This invention relates to acoustic damping material. More particularly, this invention relates to acoustic damping material for use in various acoustic devices, such as acoustic speaker systems and acoustic damping panels.
Acoustic speaker systems generally include at least one acoustic speaker mounted to a speaker enclosure. The speaker converts electric energy into acoustic energy over a particular frequency range. The conversion of electric energy into acoustic energy is limited by the mechanical constraints of the speaker and its enclosure. For example, in conventional electromagnetic speakers, an electric current energizes an electromagnet that is fixed to a lightweight flexible surface, producing an electromagnetic field. This field interacts with another magnetic field produced by a permanent magnet fixed to a frame holding the flexible surface. During operation, the interaction between the fields produces a force which drives the surface to vibrate at the frequency of the electric signal, thereby producing acoustic energy.

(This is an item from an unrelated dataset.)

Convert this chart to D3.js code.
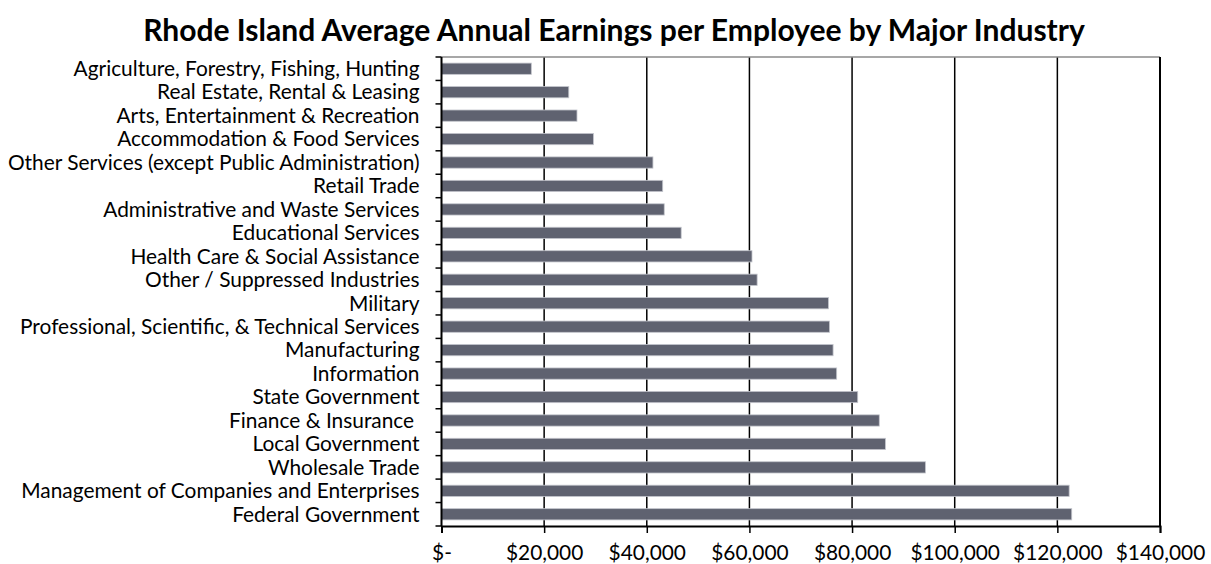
<!DOCTYPE html>
<html>
<head>
<meta charset="utf-8">
<script src="https://cdn.jsdelivr.net/npm/d3@7"></script>
<style>
  html, body { margin: 0; padding: 0; background: #fff; }
  svg { display: block; }
  text { font-family: Lato, "Open Sans", sans-serif; fill: #000; white-space: pre; }
</style>
</head>
<body>
<svg id="chart" width="1211" height="564"></svg>
<script>
// Industries, listed top to bottom
const industries = [
  "Agriculture, Forestry, Fishing, Hunting",
  "Real Estate, Rental & Leasing",
  "Arts, Entertainment & Recreation",
  "Accommodation & Food Services",
  "Other Services (except Public Administration)",
  "Retail Trade",
  "Administrative and Waste Services",
  "Educational Services",
  "Health Care & Social Assistance",
  "Other / Suppressed Industries",
  "Military",
  "Professional, Scientific, & Technical Services",
  "Manufacturing",
  "Information",
  "State Government",
  "Finance & Insurance ",
  "Local Government",
  "Wholesale Trade",
  "Management of Companies and Enterprises",
  "Federal Government"
];

// Average annual earnings per employee (USD)
const earnings = [
  17500, 24800, 26400, 29600, 41200, 43100, 43400, 46700, 60500, 61500,
  75400, 75600, 76300, 77000, 81100, 85300, 86500, 94300, 122300, 122800
];

const xTicks = [0, 20000, 40000, 60000, 80000, 100000, 120000, 140000];
const xTickLabels = ["$-", "$20,000", "$40,000", "$60,000", "$80,000", "$100,000", "$120,000", "$140,000"];
const titleText = "Rhode Island Average Annual Earnings per Employee by Major Industry";

const svg = d3.select("#chart");
const plot = { left: 441.5, right: 1160, top: 57, bottom: 526 };

const x = d3.scaleLinear().domain([0, 140000]).range([plot.left, plot.right]);
const y = d3.scaleBand().domain(industries).range([plot.top, plot.bottom]).paddingInner(0.52).paddingOuter(0.26);
const band = d3.scaleBand().domain(industries).range([plot.top, plot.bottom]);

// Fit a font size so a text spans a given width
function fitSize(str, weight, target) {
  const t = svg.append("text").attr("font-size", 100).attr("font-weight", weight).text(str);
  const w = t.node().getComputedTextLength();
  t.remove();
  return 100 * target / w;
}
const labelSize = fitSize("Other Services (except Public Administration)", "normal", 412);
const titleSize = fitSize(titleText, "bold", 942);

// Title
svg.append("text")
  .attr("x", (143 + 1085) / 2)
  .attr("y", 41)
  .attr("text-anchor", "middle")
  .attr("font-weight", "bold")
  .attr("font-size", titleSize)
  .text(titleText);

// Vertical gridlines
svg.append("g")
  .selectAll("line")
  .data(xTicks.filter(v => v > 0 && v < 140000))
  .join("line")
  .attr("x1", d => x(d)).attr("x2", d => x(d))
  .attr("y1", plot.top).attr("y2", plot.bottom)
  .attr("stroke", "#000").attr("stroke-width", 1.5);

// Plot frame: top and right edges
svg.append("line")
  .attr("x1", plot.left).attr("x2", plot.right)
  .attr("y1", plot.top).attr("y2", plot.top)
  .attr("stroke", "#8a8a8a").attr("stroke-width", 1.3);
svg.append("line")
  .attr("x1", plot.right).attr("x2", plot.right)
  .attr("y1", plot.top).attr("y2", plot.bottom)
  .attr("stroke", "#000").attr("stroke-width", 2);

// Bars
svg.append("g")
  .selectAll("rect")
  .data(industries)
  .join("rect")
  .attr("x", x(0))
  .attr("y", d => y(d))
  .attr("width", (d, i) => x(earnings[i]) - x(0))
  .attr("height", y.bandwidth())
  .attr("fill", "#5f6270")
  .attr("stroke", "#c3c5cc")
  .attr("stroke-width", 0.8);

// Category axis: ticks sit on band boundaries
const yAxisG = svg.append("g");
yAxisG.append("line")
  .attr("x1", plot.left).attr("x2", plot.left)
  .attr("y1", plot.top).attr("y2", plot.bottom)
  .attr("stroke", "#000").attr("stroke-width", 2);
const boundaries = industries.map(d => band(d)).concat([plot.bottom]);
yAxisG.selectAll("line.tick")
  .data(boundaries)
  .join("line")
  .attr("class", "tick")
  .attr("x1", plot.left - 6).attr("x2", plot.left)
  .attr("y1", d => d).attr("y2", d => d)
  .attr("stroke", "#000").attr("stroke-width", 1.5);
yAxisG.selectAll("text")
  .data(industries)
  .join("text")
  .attr("x", 419.5)
  .attr("y", d => band(d) + band.bandwidth() / 2)
  .attr("dy", "0.35em")
  .attr("text-anchor", "end")
  .attr("font-size", labelSize)
  .text(d => d);

// Value axis
const xAxis = d3.axisBottom(x)
  .tickValues(xTicks)
  .tickFormat((d, i) => xTickLabels[i])
  .tickSize(7)
  .tickPadding(12);
const xAxisG = svg.append("g")
  .attr("transform", `translate(0,${plot.bottom})`)
  .call(xAxis);
xAxisG.select(".domain").attr("stroke", "#000").attr("stroke-width", 2);
xAxisG.selectAll(".tick line").attr("stroke", "#000").attr("stroke-width", 1.5);
xAxisG.selectAll(".tick text")
  .attr("font-family", "Lato, 'Open Sans', sans-serif")
  .attr("font-size", labelSize)
  .attr("fill", "#000");
</script>
</body>
</html>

An important disadvantage of acoustic speaker system enclosures is the large physical size required to ensure a balanced and efficient low frequency response. The primary reason for using a large enclosure is to provide a sufficient volume of air against which a woofer can freely vibrate. Small enclosures, however, contain small volumes of air which restrict the vibratory motion of the woofer. Acoustic dampening materials such as fiberglass, wool, and synthetic polyester fibers (such as those sold under the trademark DACRON.RTM., by E. I. du Pont de Nemours & Company, of Wilmington, Del.), are often used to diminish the enclosure size requirement. Unfortunately, however, because of these materials' low acoustic absorption, the use of these materials can not substantially reduce the size of the enclosure and simultaneously ensure a balanced low frequency response.
Furthermore, because conventional acoustic damping materials do not efficiently absorb the acoustic energy during speaker operation, the enclosure absorbs it, and subsequently releases it in the form of acoustic energy at different undesired frequencies, including, possibly, undesirable harmonics of desirable acoustic frequencies.
Acoustic damping materials can also be useful for absorbing sound in substantially enclosed spaces, such as sound recording rooms and areas that are subject to undesirable noise. One method for absorbing sound includes mounting acoustic damping panels on one or more walls of the enclosed space. However, a disadvantage of conventional acoustic damping materials, which are often made from foamed materials, is that such materials are generally expensive and relatively inefficient.
It would therefore be desirable to be able to provide an acoustic damping material that can be used whenever acoustic energy is desirably absorbed.
It would also be desirable to provide an acoustic speaker system that is physically small and produces a broad balanced response over the entire audible spectrum, especially at low frequencies.
It would further be desirable to be able to provide an acoustic damping material that efficiently absorbs acoustic energy for improving the accuracy of the acoustic reproduction of electric signals of an acoustic speaker system.
It would be even further desirable to be able to provide an inexpensive, yet highly efficient, acoustic damping panel for absorbing acoustic energy in substantially enclosed spaces.